» Directions
Repeat everything from the line holding "Output the Python" to the line holding "fig = plt.figure(figsize=(10.93, 9.0), dpi=100)", inclusive, exactly. Leave out the rest.

>> START Record excerpts

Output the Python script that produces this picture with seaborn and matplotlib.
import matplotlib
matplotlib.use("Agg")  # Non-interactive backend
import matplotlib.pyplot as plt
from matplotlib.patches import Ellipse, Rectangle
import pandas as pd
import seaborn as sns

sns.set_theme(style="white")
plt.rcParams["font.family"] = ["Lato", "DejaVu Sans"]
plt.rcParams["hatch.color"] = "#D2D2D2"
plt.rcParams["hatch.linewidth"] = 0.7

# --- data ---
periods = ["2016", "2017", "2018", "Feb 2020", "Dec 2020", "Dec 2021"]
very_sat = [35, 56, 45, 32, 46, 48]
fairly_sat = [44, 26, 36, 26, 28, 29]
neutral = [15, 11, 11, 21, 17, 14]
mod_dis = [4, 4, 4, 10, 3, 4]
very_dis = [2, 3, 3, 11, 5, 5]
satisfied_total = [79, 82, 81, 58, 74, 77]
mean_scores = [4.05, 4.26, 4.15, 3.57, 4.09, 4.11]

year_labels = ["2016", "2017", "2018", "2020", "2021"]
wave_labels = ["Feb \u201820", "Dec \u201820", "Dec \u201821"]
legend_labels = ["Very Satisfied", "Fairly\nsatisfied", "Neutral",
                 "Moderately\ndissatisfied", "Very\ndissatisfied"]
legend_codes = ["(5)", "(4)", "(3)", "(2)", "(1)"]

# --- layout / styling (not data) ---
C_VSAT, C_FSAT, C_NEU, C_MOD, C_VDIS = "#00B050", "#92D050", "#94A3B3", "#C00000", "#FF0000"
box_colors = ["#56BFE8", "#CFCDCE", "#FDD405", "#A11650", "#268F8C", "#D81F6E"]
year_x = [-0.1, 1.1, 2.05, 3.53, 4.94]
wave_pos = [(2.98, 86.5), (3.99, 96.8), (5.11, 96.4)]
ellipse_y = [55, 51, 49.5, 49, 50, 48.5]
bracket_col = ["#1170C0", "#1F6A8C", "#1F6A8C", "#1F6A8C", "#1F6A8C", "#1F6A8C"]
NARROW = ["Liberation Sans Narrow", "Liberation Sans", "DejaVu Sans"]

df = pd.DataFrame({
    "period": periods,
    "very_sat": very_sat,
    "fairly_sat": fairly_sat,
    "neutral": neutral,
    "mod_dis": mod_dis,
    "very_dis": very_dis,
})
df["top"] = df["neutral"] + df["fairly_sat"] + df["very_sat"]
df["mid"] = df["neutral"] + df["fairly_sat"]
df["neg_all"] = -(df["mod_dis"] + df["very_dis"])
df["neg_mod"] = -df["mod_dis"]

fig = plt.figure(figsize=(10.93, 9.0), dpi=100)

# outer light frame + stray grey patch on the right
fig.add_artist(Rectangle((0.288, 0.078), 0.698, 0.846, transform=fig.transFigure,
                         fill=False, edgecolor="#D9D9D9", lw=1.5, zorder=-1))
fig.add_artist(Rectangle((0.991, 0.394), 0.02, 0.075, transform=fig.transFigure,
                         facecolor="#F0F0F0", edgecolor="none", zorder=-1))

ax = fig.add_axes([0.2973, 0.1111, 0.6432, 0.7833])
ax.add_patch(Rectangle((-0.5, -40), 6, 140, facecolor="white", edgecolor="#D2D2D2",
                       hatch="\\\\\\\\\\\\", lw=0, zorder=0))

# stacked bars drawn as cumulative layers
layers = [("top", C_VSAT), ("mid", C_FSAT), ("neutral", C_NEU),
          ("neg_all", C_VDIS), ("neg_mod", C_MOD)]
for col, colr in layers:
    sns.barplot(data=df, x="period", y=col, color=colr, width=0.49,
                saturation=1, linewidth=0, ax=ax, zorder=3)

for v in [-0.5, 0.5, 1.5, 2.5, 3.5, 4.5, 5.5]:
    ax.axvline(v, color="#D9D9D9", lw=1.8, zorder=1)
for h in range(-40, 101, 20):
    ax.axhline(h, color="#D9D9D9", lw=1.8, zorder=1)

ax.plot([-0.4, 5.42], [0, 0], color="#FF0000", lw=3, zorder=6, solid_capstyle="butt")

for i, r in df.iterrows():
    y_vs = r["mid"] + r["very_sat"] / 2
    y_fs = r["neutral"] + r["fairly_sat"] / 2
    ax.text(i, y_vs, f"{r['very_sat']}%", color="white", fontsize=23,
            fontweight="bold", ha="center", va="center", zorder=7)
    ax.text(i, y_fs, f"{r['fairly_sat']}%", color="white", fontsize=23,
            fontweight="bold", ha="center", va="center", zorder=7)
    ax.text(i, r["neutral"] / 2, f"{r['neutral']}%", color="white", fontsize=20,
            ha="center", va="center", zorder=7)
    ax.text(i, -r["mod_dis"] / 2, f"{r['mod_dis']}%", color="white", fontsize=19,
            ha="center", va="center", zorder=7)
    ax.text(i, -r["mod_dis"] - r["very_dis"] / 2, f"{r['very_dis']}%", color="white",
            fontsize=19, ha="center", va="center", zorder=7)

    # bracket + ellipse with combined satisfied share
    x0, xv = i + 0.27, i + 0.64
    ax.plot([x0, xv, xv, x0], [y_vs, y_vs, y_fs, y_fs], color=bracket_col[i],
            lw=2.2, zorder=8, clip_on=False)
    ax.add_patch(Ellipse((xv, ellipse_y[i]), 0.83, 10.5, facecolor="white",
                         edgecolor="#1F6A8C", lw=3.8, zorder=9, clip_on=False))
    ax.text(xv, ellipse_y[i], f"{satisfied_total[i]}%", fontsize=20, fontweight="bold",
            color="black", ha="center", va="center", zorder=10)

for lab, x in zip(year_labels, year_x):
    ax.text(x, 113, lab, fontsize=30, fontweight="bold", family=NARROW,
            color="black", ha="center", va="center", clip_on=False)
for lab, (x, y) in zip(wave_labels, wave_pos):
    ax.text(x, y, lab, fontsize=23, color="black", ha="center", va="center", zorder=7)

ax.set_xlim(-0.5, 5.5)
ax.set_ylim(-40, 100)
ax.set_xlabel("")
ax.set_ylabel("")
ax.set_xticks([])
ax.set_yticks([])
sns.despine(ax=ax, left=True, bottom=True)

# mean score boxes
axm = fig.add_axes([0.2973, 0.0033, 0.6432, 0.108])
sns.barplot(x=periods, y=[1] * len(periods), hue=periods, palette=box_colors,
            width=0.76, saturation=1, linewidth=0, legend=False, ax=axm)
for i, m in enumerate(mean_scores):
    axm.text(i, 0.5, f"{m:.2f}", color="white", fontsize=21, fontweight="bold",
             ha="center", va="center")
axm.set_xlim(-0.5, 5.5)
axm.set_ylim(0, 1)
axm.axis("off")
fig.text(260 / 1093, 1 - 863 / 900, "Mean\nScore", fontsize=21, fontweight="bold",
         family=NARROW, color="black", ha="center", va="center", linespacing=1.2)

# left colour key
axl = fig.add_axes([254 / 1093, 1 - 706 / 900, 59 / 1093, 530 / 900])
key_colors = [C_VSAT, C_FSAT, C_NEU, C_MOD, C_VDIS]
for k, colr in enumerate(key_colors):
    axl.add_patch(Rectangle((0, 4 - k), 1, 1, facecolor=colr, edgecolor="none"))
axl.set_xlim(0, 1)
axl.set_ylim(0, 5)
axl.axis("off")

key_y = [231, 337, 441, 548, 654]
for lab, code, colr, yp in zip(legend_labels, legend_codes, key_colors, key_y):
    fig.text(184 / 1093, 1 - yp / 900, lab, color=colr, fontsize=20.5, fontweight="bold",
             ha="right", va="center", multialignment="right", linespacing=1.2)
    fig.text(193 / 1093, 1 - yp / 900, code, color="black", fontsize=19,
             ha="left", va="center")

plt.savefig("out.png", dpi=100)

>> END Record excerpts
>> START Record excerpts

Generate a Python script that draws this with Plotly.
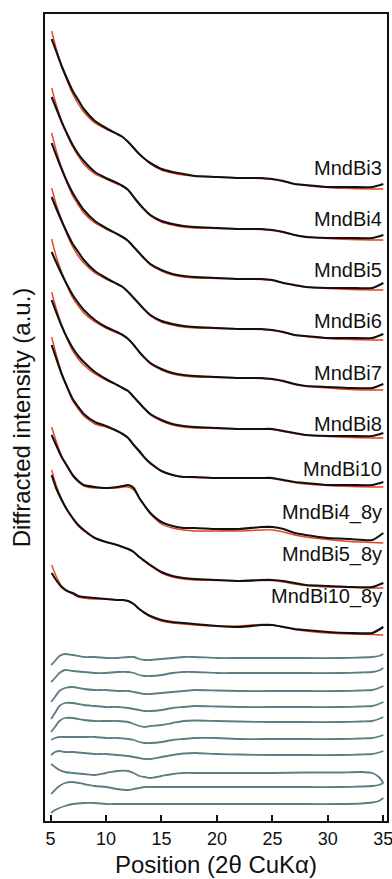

>> END Record excerpts

» Result of this task
Output the Python script that produces this picture with seaborn and matplotlib.
import matplotlib
matplotlib.use("Agg")  # Non-interactive backend
import matplotlib.pyplot as plt
from matplotlib.patches import Ellipse, Rectangle
import pandas as pd
import seaborn as sns

sns.set_theme(style="white")
plt.rcParams["font.family"] = ["Lato", "DejaVu Sans"]
plt.rcParams["hatch.color"] = "#D2D2D2"
plt.rcParams["hatch.linewidth"] = 0.7

# --- data ---
periods = ["2016", "2017", "2018", "Feb 2020", "Dec 2020", "Dec 2021"]
very_sat = [35, 56, 45, 32, 46, 48]
fairly_sat = [44, 26, 36, 26, 28, 29]
neutral = [15, 11, 11, 21, 17, 14]
mod_dis = [4, 4, 4, 10, 3, 4]
very_dis = [2, 3, 3, 11, 5, 5]
satisfied_total = [79, 82, 81, 58, 74, 77]
mean_scores = [4.05, 4.26, 4.15, 3.57, 4.09, 4.11]

year_labels = ["2016", "2017", "2018", "2020", "2021"]
wave_labels = ["Feb \u201820", "Dec \u201820", "Dec \u201821"]
legend_labels = ["Very Satisfied", "Fairly\nsatisfied", "Neutral",
                 "Moderately\ndissatisfied", "Very\ndissatisfied"]
legend_codes = ["(5)", "(4)", "(3)", "(2)", "(1)"]

# --- layout / styling (not data) ---
C_VSAT, C_FSAT, C_NEU, C_MOD, C_VDIS = "#00B050", "#92D050", "#94A3B3", "#C00000", "#FF0000"
box_colors = ["#56BFE8", "#CFCDCE", "#FDD405", "#A11650", "#268F8C", "#D81F6E"]
year_x = [-0.1, 1.1, 2.05, 3.53, 4.94]
wave_pos = [(2.98, 86.5), (3.99, 96.8), (5.11, 96.4)]
ellipse_y = [55, 51, 49.5, 49, 50, 48.5]
bracket_col = ["#1170C0", "#1F6A8C", "#1F6A8C", "#1F6A8C", "#1F6A8C", "#1F6A8C"]
NARROW = ["Liberation Sans Narrow", "Liberation Sans", "DejaVu Sans"]

df = pd.DataFrame({
    "period": periods,
    "very_sat": very_sat,
    "fairly_sat": fairly_sat,
    "neutral": neutral,
    "mod_dis": mod_dis,
    "very_dis": very_dis,
})
df["top"] = df["neutral"] + df["fairly_sat"] + df["very_sat"]
df["mid"] = df["neutral"] + df["fairly_sat"]
df["neg_all"] = -(df["mod_dis"] + df["very_dis"])
df["neg_mod"] = -df["mod_dis"]

fig = plt.figure(figsize=(10.93, 9.0), dpi=100)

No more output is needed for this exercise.